BEGIN
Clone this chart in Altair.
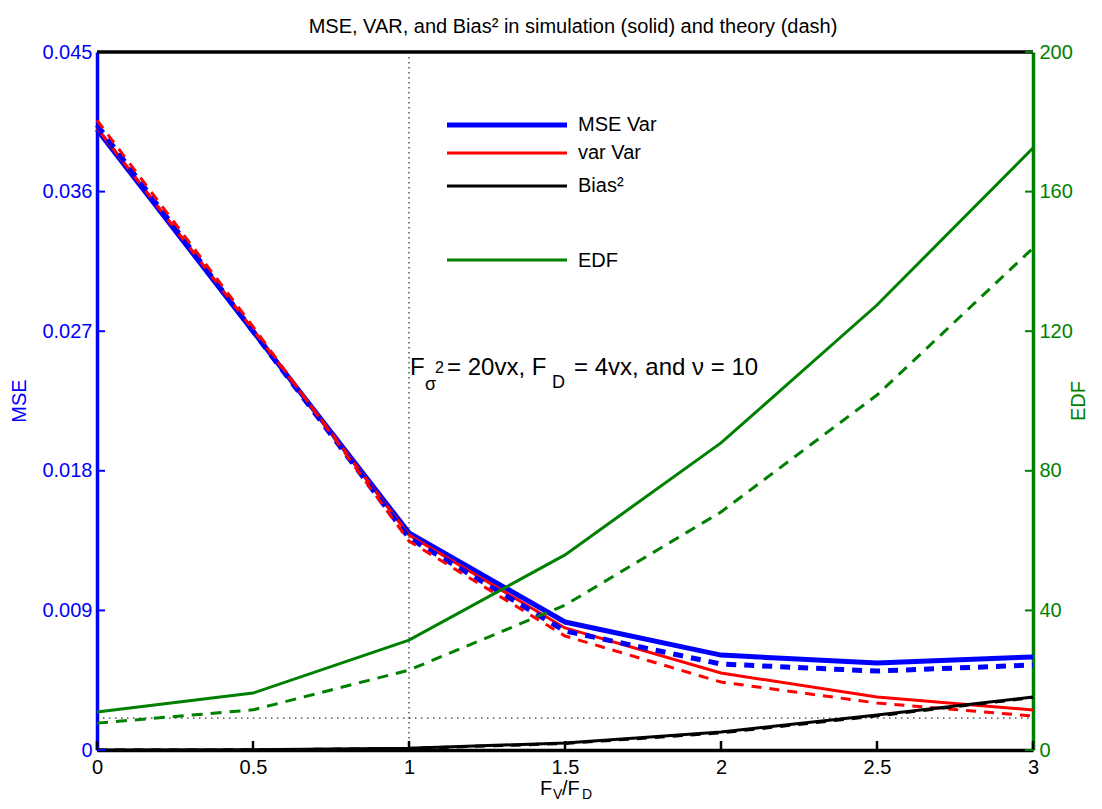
import altair as alt
import pandas as pd

# ---------------- data ----------------
x_vals = [0, 0.5, 1, 1.5, 2, 2.5, 3]

mse_sim = [0.0400, 0.0270, 0.0140, 0.00825, 0.00612, 0.00561, 0.0060]
mse_theory = [0.0403, 0.0270, 0.01367, 0.00767, 0.00554, 0.00509, 0.00548]
var_sim = [0.0401, 0.0271, 0.01386, 0.00787, 0.00496, 0.00342, 0.00258]
var_theory = [0.0406, 0.0273, 0.01347, 0.00735, 0.00438, 0.00303, 0.00219]
bias_sim = [0.0, 0.00002, 0.00012, 0.00045, 0.00116, 0.00226, 0.00342]
bias_theory = [0.0, 0.00001, 0.00010, 0.00042, 0.00110, 0.00220, 0.00338]
edf_sim = [10.9, 16.3, 31.5, 55.9, 88.0, 127.5, 172.5]
edf_theory = [7.7, 11.5, 22.9, 41.5, 68.2, 101.7, 143.8]

vline_x = [1.0]
hline_mse = [0.00206]

x_ticks = [0, 0.5, 1, 1.5, 2, 2.5, 3]
mse_ticks = [0, 0.009, 0.018, 0.027, 0.036, 0.045]
edf_ticks = [0, 40, 80, 120, 160, 200]

legend_labels = ["MSE Var", "var Var", "Bias\u00b2", "EDF"]

# ---------------- style ----------------
FONT = "Liberation Sans"
W, H = 936, 698
BLUE, RED, GREEN, BLACK = "#0000ff", "#ff0000", "#008000", "#000000"

x_scale = alt.Scale(domain=[0, 3], nice=False, zero=False)
mse_scale = alt.Scale(domain=[0, 0.045], nice=False)
edf_scale = alt.Scale(domain=[0, 200], nice=False)

x_axis = alt.Axis(values=x_ticks, format="~g", ticks=False, tickSize=0, grid=False,
                  domainColor=BLACK, domainWidth=3.5, labelFont=FONT, labelFontSize=20,
                  labelColor=BLACK, labelPadding=7, labelFlush=False, labelOverlap=False,
                  orient="bottom")
mse_axis = alt.Axis(values=mse_ticks, format=".3~f", ticks=False, tickSize=0, grid=False,
                    domainColor=BLUE, domainWidth=3.5, labelFont=FONT, labelFontSize=20,
                    labelColor=BLUE, labelPadding=5, labelFlush=False, labelOverlap=False,
                    orient="left")
edf_axis = alt.Axis(values=edf_ticks, format="d", ticks=False, tickSize=0, grid=False,
                    domainColor=GREEN, domainWidth=3.5, labelFont=FONT, labelFontSize=20,
                    labelColor=GREEN, labelPadding=6, labelFlush=False, labelOverlap=False,
                    orient="right")

one = pd.DataFrame({"a": [0]})


def X(field="x"):
    return alt.X(f"{field}:Q", scale=x_scale, axis=x_axis, title=None)


def Ymse(field="y"):
    return alt.Y(f"{field}:Q", scale=mse_scale, axis=mse_axis, title=None)


def Yedf(field="y"):
    return alt.Y(f"{field}:Q", scale=edf_scale, axis=edf_axis, title=None)


def line(vals, color, width, yenc, dash=None):
    df = pd.DataFrame({"x": x_vals, "y": vals})
    kw = dict(color=color, strokeWidth=width)
    if dash:
        kw["strokeDash"] = dash
    return alt.Chart(df).mark_line(**kw).encode(x=X(), y=yenc())


def text(t, x, y, size=20, color=BLACK, align="left", baseline="alphabetic", angle=None):
    kw = dict(text=t, font=FONT, fontSize=size, color=color, align=align, baseline=baseline)
    if angle is not None:
        kw["angle"] = angle
    return alt.Chart(one).mark_text(**kw).encode(x=alt.value(x), y=alt.value(y))


def legend_rule(y, color, width):
    return alt.Chart(one).mark_rule(color=color, strokeWidth=width).encode(
        x=alt.value(350), x2=alt.value(470), y=alt.value(y))


# ---------------- MSE (left axis) layers ----------------
DASH = [10, 8]
dotted_v = alt.Chart(pd.DataFrame({"x": vline_x})).mark_rule(
    color=BLACK, strokeWidth=1, strokeDash=[1.5, 3.5]).encode(
    x=X(), y=alt.value(0), y2=alt.value(H))
dotted_h = alt.Chart(pd.DataFrame({"y": hline_mse})).mark_rule(
    color=BLACK, strokeWidth=1, strokeDash=[1.5, 4.5]).encode(
    y=Ymse(), x=alt.value(0), x2=alt.value(W))

left_ticks = alt.Chart(pd.DataFrame({"v": mse_ticks})).mark_rule(
    color=BLUE, strokeWidth=2).encode(y=Ymse("v"), x=alt.value(0), x2=alt.value(8))
bottom_ticks = alt.Chart(pd.DataFrame({"x": x_ticks})).mark_rule(
    color=BLACK, strokeWidth=2.5).encode(x=X(), y=alt.value(H), y2=alt.value(H - 9))
top_line = alt.Chart(one).mark_rule(color=BLACK, strokeWidth=3.5).encode(
    x=alt.value(0), x2=alt.value(W), y=alt.value(0))

mse_group = alt.layer(
    dotted_v, dotted_h,
    line(mse_sim, BLUE, 5, Ymse),
    line(var_sim, RED, 3, Ymse),
    line(mse_theory, BLUE, 5, Ymse, DASH),
    line(var_theory, RED, 3, Ymse, DASH),
    line(bias_sim, BLACK, 3, Ymse),
    line(bias_theory, BLACK, 3, Ymse, DASH),
    left_ticks, bottom_ticks, top_line,
    # title
    text("MSE, VAR, and Bias\u00b2 in simulation (solid) and theory (dash)", 476, -19,
         align="center"),
    # y-axis title
    text("MSE", -77, H / 2, color=BLUE, align="center", baseline="middle", angle=270),
    # x-axis title F_V/F_D
    text("F", 443, 743), text("V", 456, 747, size=14),
    text("/F", 465, 743), text("D", 485, 747, size=14),
    # annotation
    text("F", 313, 323, size=24), text("\u03c3", 328, 338, size=18),
    text("2", 338, 321, size=16),
    text("= 20vx, F", 350, 323, size=24), text("D", 455, 336, size=18),
    text("= 4vx, and \u03bd = 10", 477, 323, size=24),
    # legend
    legend_rule(73, BLUE, 5), legend_rule(101, RED, 3),
    legend_rule(134, BLACK, 3), legend_rule(208, GREEN, 3),
    text(legend_labels[0], 481, 73, baseline="middle"),
    text(legend_labels[1], 481, 101, baseline="middle"),
    text(legend_labels[2], 481, 134, baseline="middle"),
    text(legend_labels[3], 481, 209, baseline="middle"),
)

# ---------------- EDF (right axis) layers ----------------
right_ticks = alt.Chart(pd.DataFrame({"v": edf_ticks})).mark_rule(
    color=GREEN, strokeWidth=2).encode(y=Yedf("v"), x=alt.value(W - 8), x2=alt.value(W))

edf_group = alt.layer(
    line(edf_sim, GREEN, 3, Yedf),
    line(edf_theory, GREEN, 3, Yedf, [11, 8]),
    right_ticks,
    text("EDF", 982, H / 2, color=GREEN, align="center", baseline="middle", angle=270),
)

chart = alt.layer(mse_group, edf_group).resolve_scale(y="independent").properties(
    width=W, height=H,
    autosize=alt.AutoSizeParams(type="none"),
    padding={"left": 89, "top": 44, "right": 61, "bottom": 51},
).configure_view(strokeWidth=0)

chart.save("out.html", embed_options={"renderer": "svg", "actions": False})
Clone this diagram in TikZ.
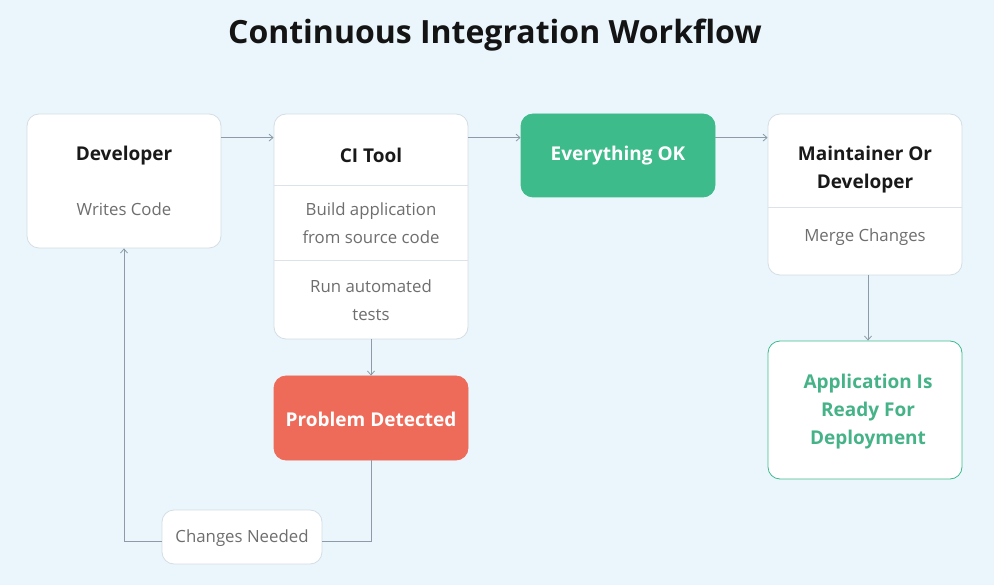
\documentclass[tikz,border=0pt]{standalone}
\usepackage{fontspec}
\setmainfont{Open Sans}
\usetikzlibrary{arrows.meta}
\definecolor{bgcol}{HTML}{EAF6FC}
\definecolor{bordercol}{HTML}{D5DEE5}
\definecolor{divcol}{HTML}{DCE3E8}
\definecolor{linecol}{HTML}{8C9BA7}
\definecolor{okgreen}{HTML}{3DBB8B}
\definecolor{txtgreen}{HTML}{45B387}
\definecolor{probred}{HTML}{EE6B5A}
\definecolor{bodygray}{HTML}{6E6E6E}
\tikzset{
  box/.style={draw=bordercol, line width=0.8pt, fill=white, rounded corners=12pt, inner sep=0pt, minimum width=194pt},
  ttl/.style={font=\bfseries\fontsize{19}{28}\selectfont, text=black!90, align=center, inner sep=0pt},
  body/.style={font=\fontsize{16.8}{28}\selectfont, text=bodygray, align=center, inner sep=0pt},
  divider/.style={draw=divcol, line width=0.8pt},
  conn/.style={draw=linecol, line width=1pt},
  arr/.style={conn, -{Straight Barb[length=4pt,width=7pt,line width=0.8pt]}},
}
\begin{document}
\begin{tikzpicture}[x=1pt,y=-1pt]
\useasboundingbox[fill=bgcol] (0,0) rectangle (994,585);
\node[font=\bfseries\fontsize{32}{38}\selectfont, text=black!92, inner sep=0pt] (title) at (495,35) {Continuous Integration Workflow};

% Developer
\node[box, minimum height=134pt] (dev) at (124,181) {};
\node[ttl] (devt) at (124,156) {Developer};
\node[body] (devb) at (124,209) {Writes Code};

% CI Tool
\node[box, minimum height=225pt] (ci) at (371,226.5) {};
\node[ttl] (cit) at (371,155) {CI Tool};
\draw[divider] (274.4,185) -- (467.6,185);
\node[body] (cib1) at (371,223) {Build application\\from source code};
\draw[divider] (274.4,260) -- (467.6,260);
\node[body] (cib2) at (371,300.5) {Run automated\\tests};

% Everything OK
\node[box, draw=okgreen, fill=okgreen, minimum height=83pt] (ok) at (618,155.5) {};
\node[ttl, text=white] (okt) at (618,156) {Everything OK};

% Maintainer
\node[box, minimum height=161pt] (mnt) at (865,194.5) {};
\node[ttl] (mntt) at (865,170) {Maintainer Or\\Developer};
\draw[divider] (768.4,207) -- (961.6,207);
\node[body] (mntb) at (865,237) {Merge Changes};

% Application ready
\node[box, draw=okgreen, minimum height=138pt] (app) at (865,410) {};
\node[ttl, text=txtgreen] (appt) at (868,412) {Application Is\\Ready For\\Deployment};

% Problem detected
\node[box, draw=probred, fill=probred, minimum height=84pt] (prob) at (371,418) {};
\node[ttl, text=white] (probt) at (371,419) {Problem Detected};

% Changes needed
\node[box, minimum width=160pt, minimum height=54pt] (chg) at (242,537) {};
\node[body] (chgt) at (242,538) {Changes Needed};

% connectors
\draw[arr] ([yshift=-24pt]dev.north east) -- ([yshift=-24pt]ci.north west);
\draw[arr] ([yshift=-24pt]ci.north east) -- ([yshift=-24pt]ok.north west);
\draw[arr] ([yshift=-24pt]ok.north east) -- ([yshift=-24pt]mnt.north west);
\draw[arr] ([xshift=3pt]mnt.south) -- ([xshift=3pt]app.north);
\draw[arr] (ci.south) -- (prob.north);
\draw[conn] (prob.south) |- ([yshift=-4pt]chg.east);
\draw[arr] ([yshift=-4pt]chg.west) -| (dev.south);
\end{tikzpicture}
\end{document}
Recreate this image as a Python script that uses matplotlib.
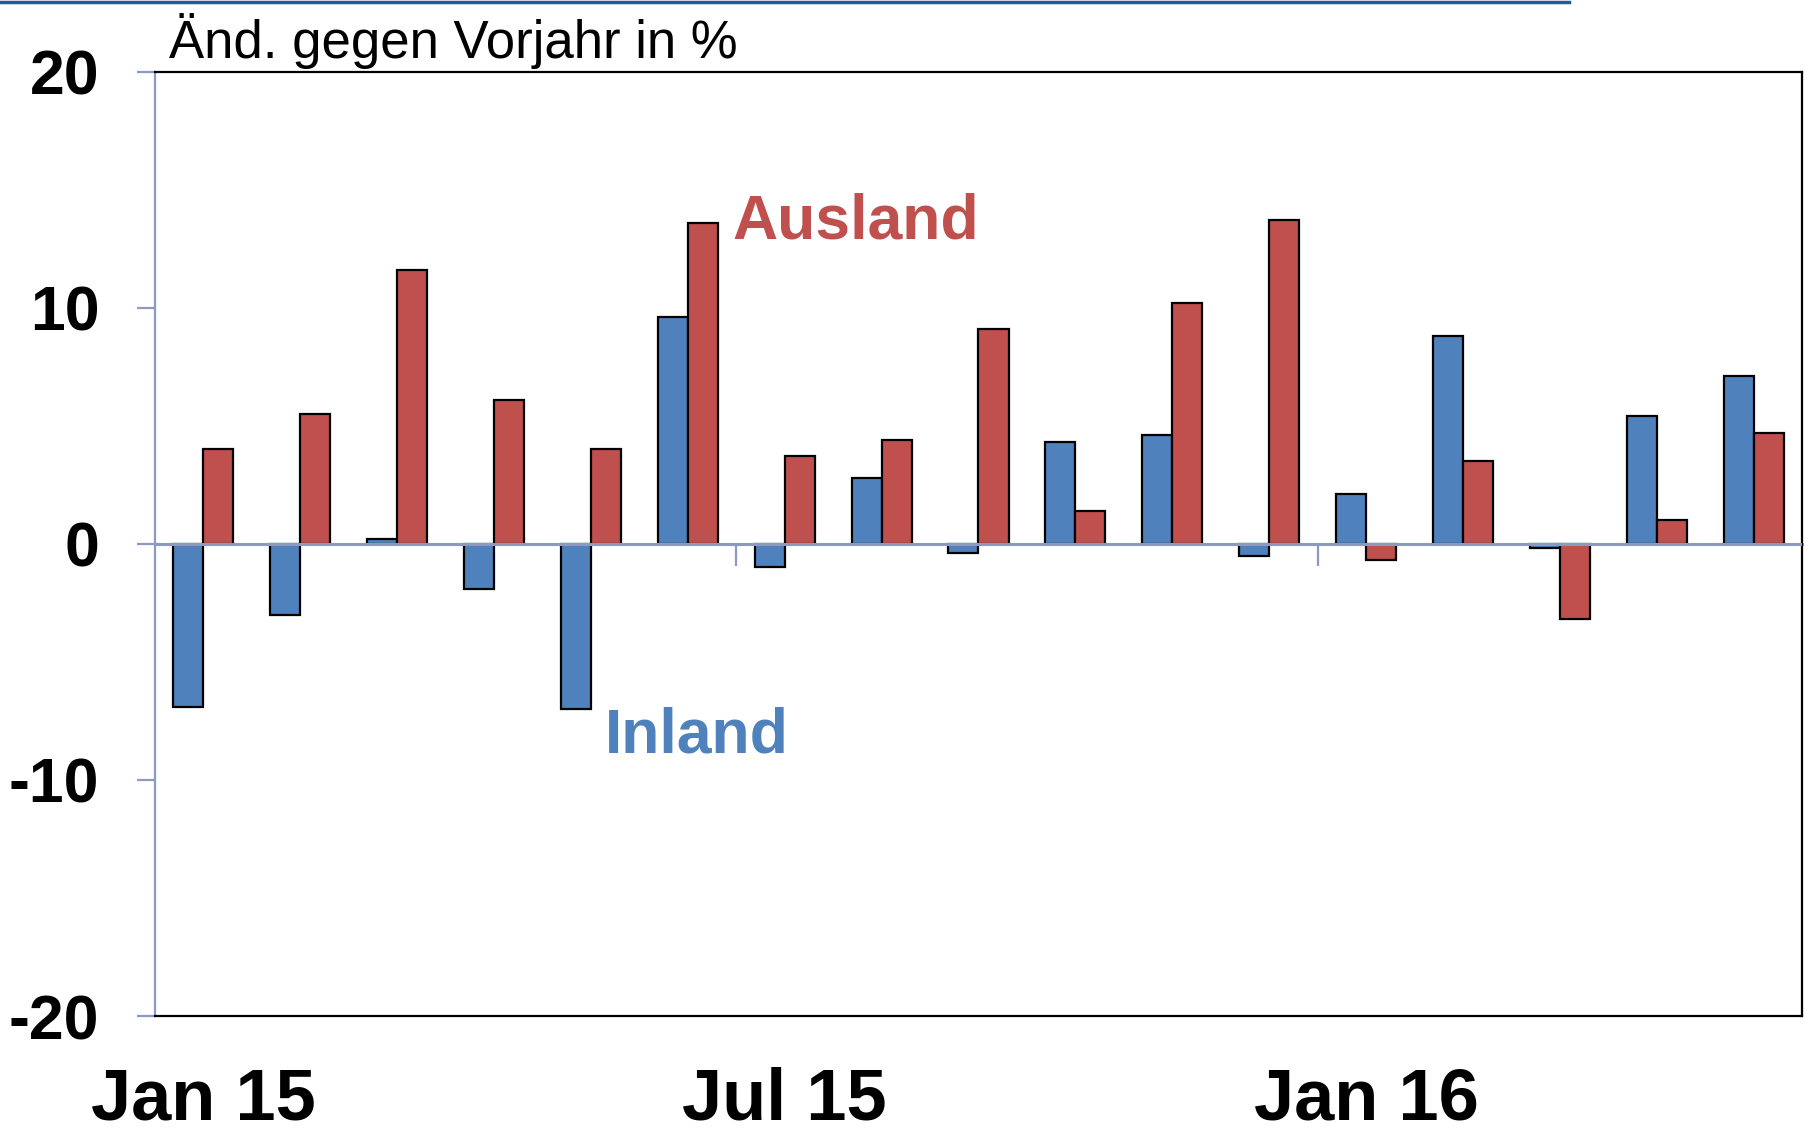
END
Requirements:
Isolate the lines that hold the word "this" and copy all of them.

Result:
Clone this chart in Altair.
Clone this diagram in TikZ.
Recreate this image as a Python script that uses matplotlib.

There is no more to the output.